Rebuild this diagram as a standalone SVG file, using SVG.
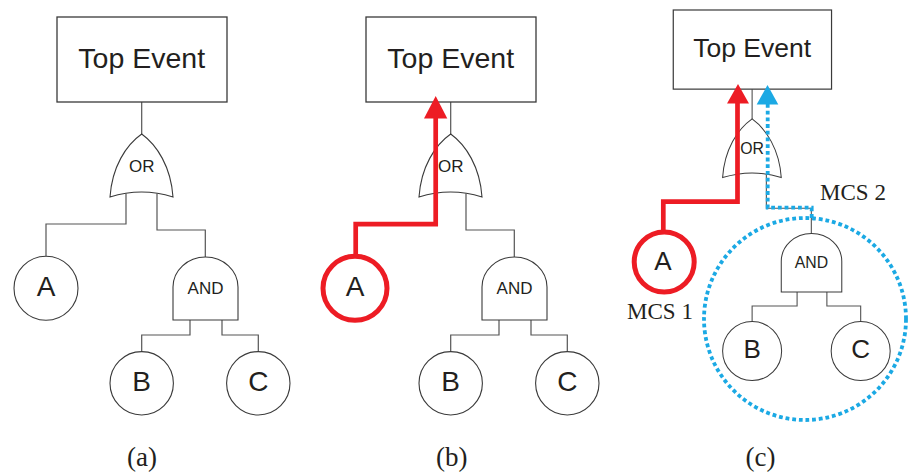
<svg xmlns="http://www.w3.org/2000/svg" width="908" height="473" viewBox="0 0 908 473">
  <style>
    .box{fill:#fff;stroke:#3a3a3a;stroke-width:1.3}
    .gate{fill:#fff;stroke:#3a3a3a;stroke-width:1.1}
    .evt{fill:#fff;stroke:#3a3a3a;stroke-width:1.1}
    .wire{fill:none;stroke:#555;stroke-width:1.2}
    .lbl{font-family:"Liberation Sans",Arial,sans-serif;fill:#231f20;text-anchor:middle}
    .cap{font-family:"Liberation Serif","Times New Roman",serif;fill:#231f20;text-anchor:middle}
    .hl-red{fill:none;stroke:#ed1c24;stroke-width:4.7}
    .ring-red{fill:none;stroke:#ed1c24;stroke-width:5}
    .head-red{fill:#ed1c24}
    .hl-blue{fill:none;stroke:#1ba9e4;stroke-width:3.8;stroke-dasharray:3.8 2.9}
    .head-blue{fill:#1ba9e4}
  </style>
  <rect width="908" height="473" fill="#fff"/>

  <!-- (a) plain fault tree -->
  <g id="panel-a">
    <g id="a-connectors">
      <path class="wire" d="M141.7,102 V134"/>
      <path class="wire" d="M126,193.5 V224 H46 V256.3"/>
      <path class="wire" d="M157,193.5 V230 H205.3 V257"/>
      <path class="wire" d="M190,320 V335 H141.7 V351.7"/>
      <path class="wire" d="M222,320 V335 H258.3 V351.7"/>
    </g>
    <g id="a-top">
      <rect class="box" x="57" y="17" width="170" height="85"/>
      <text class="lbl" x="141.7" y="68" font-size="28.5">Top Event</text>
    </g>
    <g id="a-or">
      <path class="gate" d="M141.7,134 C126,145 112,167 110,197 Q141.7,187 173,197 C171,167 157,145 141.7,134 Z"/>
      <text class="lbl" x="141.7" y="172" font-size="17">OR</text>
    </g>
    <g id="a-event-a">
      <circle class="evt" cx="46" cy="288.3" r="32"/>
      <text class="lbl" x="46" y="296" font-size="28">A</text>
    </g>
    <g id="a-and">
      <path class="gate" d="M173,320 V287 A32.5,30 0 0 1 238,287 V320 Z"/>
      <text class="lbl" x="205.5" y="294" font-size="17">AND</text>
    </g>
    <g id="a-event-b">
      <circle class="evt" cx="141.7" cy="383.3" r="31.7"/>
      <text class="lbl" x="141.7" y="391" font-size="28">B</text>
    </g>
    <g id="a-event-c">
      <circle class="evt" cx="258.3" cy="383.3" r="31.7"/>
      <text class="lbl" x="258.3" y="391" font-size="28">C</text>
    </g>
    <text class="cap" x="142" y="466" font-size="27">(a)</text>
  </g>

  <!-- (b) same tree, path from A highlighted -->
  <g id="panel-b">
    <g transform="translate(309,0)">
      <g id="b-connectors">
        <path class="wire" d="M141.7,102 V134"/>
        <path class="wire" d="M126,193.5 V224 H46 V256.3"/>
        <path class="wire" d="M157,193.5 V230 H205.3 V257"/>
        <path class="wire" d="M190,320 V335 H141.7 V351.7"/>
        <path class="wire" d="M222,320 V335 H258.3 V351.7"/>
      </g>
      <g id="b-top">
        <rect class="box" x="57" y="17" width="170" height="85"/>
        <text class="lbl" x="141.7" y="68" font-size="28.5">Top Event</text>
      </g>
      <g id="b-or">
        <path class="gate" d="M141.7,134 C126,145 112,167 110,197 Q141.7,187 173,197 C171,167 157,145 141.7,134 Z"/>
        <text class="lbl" x="141.7" y="172" font-size="17">OR</text>
      </g>
      <g id="b-event-a">
        <circle class="evt" cx="46" cy="288.3" r="32"/>
        <text class="lbl" x="46" y="296" font-size="28">A</text>
      </g>
      <g id="b-and">
        <path class="gate" d="M173,320 V287 A32.5,30 0 0 1 238,287 V320 Z"/>
        <text class="lbl" x="205.5" y="294" font-size="17">AND</text>
      </g>
      <g id="b-event-b">
        <circle class="evt" cx="141.7" cy="383.3" r="31.7"/>
        <text class="lbl" x="141.7" y="391" font-size="28">B</text>
      </g>
      <g id="b-event-c">
        <circle class="evt" cx="258.3" cy="383.3" r="31.7"/>
        <text class="lbl" x="258.3" y="391" font-size="28">C</text>
      </g>
    </g>
    <g id="b-highlight">
      <circle class="ring-red" cx="355" cy="288.3" r="32"/>
      <path class="hl-red" d="M355.7,257 V224.2 H435.7 V117"/>
      <polygon class="head-red" points="435.7,96 447.3,118.5 424,118.5"/>
    </g>
    <text class="cap" x="451.7" y="466" font-size="27">(b)</text>
  </g>

  <!-- (c) minimal cut sets -->
  <g id="panel-c">
    <g transform="translate(620.2,-5.83) scale(0.931)">
      <g id="c-connectors">
        <path class="wire" d="M141.7,102 V134"/>
        <path class="wire" d="M126,193.5 V224 H46 V256.3"/>
        <path class="wire" d="M157,193.5 V230 H205.3 V257"/>
        <path class="wire" d="M190,320 V335 H141.7 V351.7"/>
        <path class="wire" d="M222,320 V335 H258.3 V351.7"/>
      </g>
      <g id="c-top">
        <rect class="box" x="57" y="17" width="170" height="85"/>
        <text class="lbl" x="141.7" y="68" font-size="28.5">Top Event</text>
      </g>
      <g id="c-or">
        <path class="gate" d="M141.7,134 C126,145 112,167 110,197 Q141.7,187 173,197 C171,167 157,145 141.7,134 Z"/>
        <text class="lbl" x="141.7" y="172" font-size="17">OR</text>
      </g>
      <g id="c-event-a">
        <circle class="evt" cx="46" cy="288.3" r="32"/>
        <text class="lbl" x="46" y="296" font-size="28">A</text>
      </g>
      <g id="c-and">
        <path class="gate" d="M173,320 V287 A32.5,30 0 0 1 238,287 V320 Z"/>
        <text class="lbl" x="205.5" y="294" font-size="17">AND</text>
      </g>
      <g id="c-event-b">
        <circle class="evt" cx="141.7" cy="383.3" r="31.7"/>
        <text class="lbl" x="141.7" y="391" font-size="28">B</text>
      </g>
      <g id="c-event-c">
        <circle class="evt" cx="258.3" cy="383.3" r="31.7"/>
        <text class="lbl" x="258.3" y="391" font-size="28">C</text>
      </g>
    </g>
    <g id="c-mcs1">
      <circle class="ring-red" cx="664.2" cy="262" r="30"/>
      <path class="hl-red" d="M663.3,232 V201.7 H737.5 V102"/>
      <polygon class="head-red" points="738,84 749,103.5 727,103.5"/>
      <text class="cap" x="660" y="319.3" font-size="23">MCS 1</text>
    </g>
    <g id="c-mcs2">
      <circle class="hl-blue" cx="805" cy="319" r="101"/>
      <path class="hl-blue" d="M767.7,104 V207.7 H811.7 V219"/>
      <polygon class="head-blue" points="767.5,85 778.3,104.5 756.7,104.5"/>
      <text class="cap" x="853" y="200" font-size="23">MCS 2</text>
    </g>
    <text class="cap" x="760.5" y="466" font-size="27">(c)</text>
  </g>
</svg>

-------------------------

**WHAT IS NEEDED**
Pictures excluded, quote all the data above exactly.

**RESULT FOR THIS EXERCISE**
Rebuild this diagram as a standalone SVG file, using SVG.
<svg xmlns="http://www.w3.org/2000/svg" width="908" height="473" viewBox="0 0 908 473">
  <style>
    .box{fill:#fff;stroke:#3a3a3a;stroke-width:1.3}
    .gate{fill:#fff;stroke:#3a3a3a;stroke-width:1.1}
    .evt{fill:#fff;stroke:#3a3a3a;stroke-width:1.1}
    .wire{fill:none;stroke:#555;stroke-width:1.2}
    .lbl{font-family:"Liberation Sans",Arial,sans-serif;fill:#231f20;text-anchor:middle}
    .cap{font-family:"Liberation Serif","Times New Roman",serif;fill:#231f20;text-anchor:middle}
    .hl-red{fill:none;stroke:#ed1c24;stroke-width:4.7}
    .ring-red{fill:none;stroke:#ed1c24;stroke-width:5}
    .head-red{fill:#ed1c24}
    .hl-blue{fill:none;stroke:#1ba9e4;stroke-width:3.8;stroke-dasharray:3.8 2.9}
    .head-blue{fill:#1ba9e4}
  </style>
  <rect width="908" height="473" fill="#fff"/>

  <!-- (a) plain fault tree -->
  <g id="panel-a">
    <g id="a-connectors">
      <path class="wire" d="M141.7,102 V134"/>
      <path class="wire" d="M126,193.5 V224 H46 V256.3"/>
      <path class="wire" d="M157,193.5 V230 H205.3 V257"/>
      <path class="wire" d="M190,320 V335 H141.7 V351.7"/>
      <path class="wire" d="M222,320 V335 H258.3 V351.7"/>
    </g>
    <g id="a-top">
      <rect class="box" x="57" y="17" width="170" height="85"/>
      <text class="lbl" x="141.7" y="68" font-size="28.5">Top Event</text>
    </g>
    <g id="a-or">
      <path class="gate" d="M141.7,134 C126,145 112,167 110,197 Q141.7,187 173,197 C171,167 157,145 141.7,134 Z"/>
      <text class="lbl" x="141.7" y="172" font-size="17">OR</text>
    </g>
    <g id="a-event-a">
      <circle class="evt" cx="46" cy="288.3" r="32"/>
      <text class="lbl" x="46" y="296" font-size="28">A</text>
    </g>
    <g id="a-and">
      <path class="gate" d="M173,320 V287 A32.5,30 0 0 1 238,287 V320 Z"/>
      <text class="lbl" x="205.5" y="294" font-size="17">AND</text>
    </g>
    <g id="a-event-b">
      <circle class="evt" cx="141.7" cy="383.3" r="31.7"/>
      <text class="lbl" x="141.7" y="391" font-size="28">B</text>
    </g>
    <g id="a-event-c">
      <circle class="evt" cx="258.3" cy="383.3" r="31.7"/>
      <text class="lbl" x="258.3" y="391" font-size="28">C</text>
    </g>
    <text class="cap" x="142" y="466" font-size="27">(a)</text>
  </g>

  <!-- (b) same tree, path from A highlighted -->
  <g id="panel-b">
    <g transform="translate(309,0)">
      <g id="b-connectors">
        <path class="wire" d="M141.7,102 V134"/>
        <path class="wire" d="M126,193.5 V224 H46 V256.3"/>
        <path class="wire" d="M157,193.5 V230 H205.3 V257"/>
        <path class="wire" d="M190,320 V335 H141.7 V351.7"/>
        <path class="wire" d="M222,320 V335 H258.3 V351.7"/>
      </g>
      <g id="b-top">
        <rect class="box" x="57" y="17" width="170" height="85"/>
        <text class="lbl" x="141.7" y="68" font-size="28.5">Top Event</text>
      </g>
      <g id="b-or">
        <path class="gate" d="M141.7,134 C126,145 112,167 110,197 Q141.7,187 173,197 C171,167 157,145 141.7,134 Z"/>
        <text class="lbl" x="141.7" y="172" font-size="17">OR</text>
      </g>
      <g id="b-event-a">
        <circle class="evt" cx="46" cy="288.3" r="32"/>
        <text class="lbl" x="46" y="296" font-size="28">A</text>
      </g>
      <g id="b-and">
        <path class="gate" d="M173,320 V287 A32.5,30 0 0 1 238,287 V320 Z"/>
        <text class="lbl" x="205.5" y="294" font-size="17">AND</text>
      </g>
      <g id="b-event-b">
        <circle class="evt" cx="141.7" cy="383.3" r="31.7"/>
        <text class="lbl" x="141.7" y="391" font-size="28">B</text>
      </g>
      <g id="b-event-c">
        <circle class="evt" cx="258.3" cy="383.3" r="31.7"/>
        <text class="lbl" x="258.3" y="391" font-size="28">C</text>
      </g>
    </g>
    <g id="b-highlight">
      <circle class="ring-red" cx="355" cy="288.3" r="32"/>
      <path class="hl-red" d="M355.7,257 V224.2 H435.7 V117"/>
      <polygon class="head-red" points="435.7,96 447.3,118.5 424,118.5"/>
    </g>
    <text class="cap" x="451.7" y="466" font-size="27">(b)</text>
  </g>

  <!-- (c) minimal cut sets -->
  <g id="panel-c">
    <g transform="translate(620.2,-5.83) scale(0.931)">
      <g id="c-connectors">
        <path class="wire" d="M141.7,102 V134"/>
        <path class="wire" d="M126,193.5 V224 H46 V256.3"/>
        <path class="wire" d="M157,193.5 V230 H205.3 V257"/>
        <path class="wire" d="M190,320 V335 H141.7 V351.7"/>
        <path class="wire" d="M222,320 V335 H258.3 V351.7"/>
      </g>
      <g id="c-top">
        <rect class="box" x="57" y="17" width="170" height="85"/>
        <text class="lbl" x="141.7" y="68" font-size="28.5">Top Event</text>
      </g>
      <g id="c-or">
        <path class="gate" d="M141.7,134 C126,145 112,167 110,197 Q141.7,187 173,197 C171,167 157,145 141.7,134 Z"/>
        <text class="lbl" x="141.7" y="172" font-size="17">OR</text>
      </g>
      <g id="c-event-a">
        <circle class="evt" cx="46" cy="288.3" r="32"/>
        <text class="lbl" x="46" y="296" font-size="28">A</text>
      </g>
      <g id="c-and">
        <path class="gate" d="M173,320 V287 A32.5,30 0 0 1 238,287 V320 Z"/>
        <text class="lbl" x="205.5" y="294" font-size="17">AND</text>
      </g>
      <g id="c-event-b">
        <circle class="evt" cx="141.7" cy="383.3" r="31.7"/>
        <text class="lbl" x="141.7" y="391" font-size="28">B</text>
      </g>
      <g id="c-event-c">
        <circle class="evt" cx="258.3" cy="383.3" r="31.7"/>
        <text class="lbl" x="258.3" y="391" font-size="28">C</text>
      </g>
    </g>
    <g id="c-mcs1">
      <circle class="ring-red" cx="664.2" cy="262" r="30"/>
      <path class="hl-red" d="M663.3,232 V201.7 H737.5 V102"/>
      <polygon class="head-red" points="738,84 749,103.5 727,103.5"/>
      <text class="cap" x="660" y="319.3" font-size="23">MCS 1</text>
    </g>
    <g id="c-mcs2">
      <circle class="hl-blue" cx="805" cy="319" r="101"/>
      <path class="hl-blue" d="M767.7,104 V207.7 H811.7 V219"/>
      <polygon class="head-blue" points="767.5,85 778.3,104.5 756.7,104.5"/>
      <text class="cap" x="853" y="200" font-size="23">MCS 2</text>
    </g>
    <text class="cap" x="760.5" y="466" font-size="27">(c)</text>
  </g>
</svg>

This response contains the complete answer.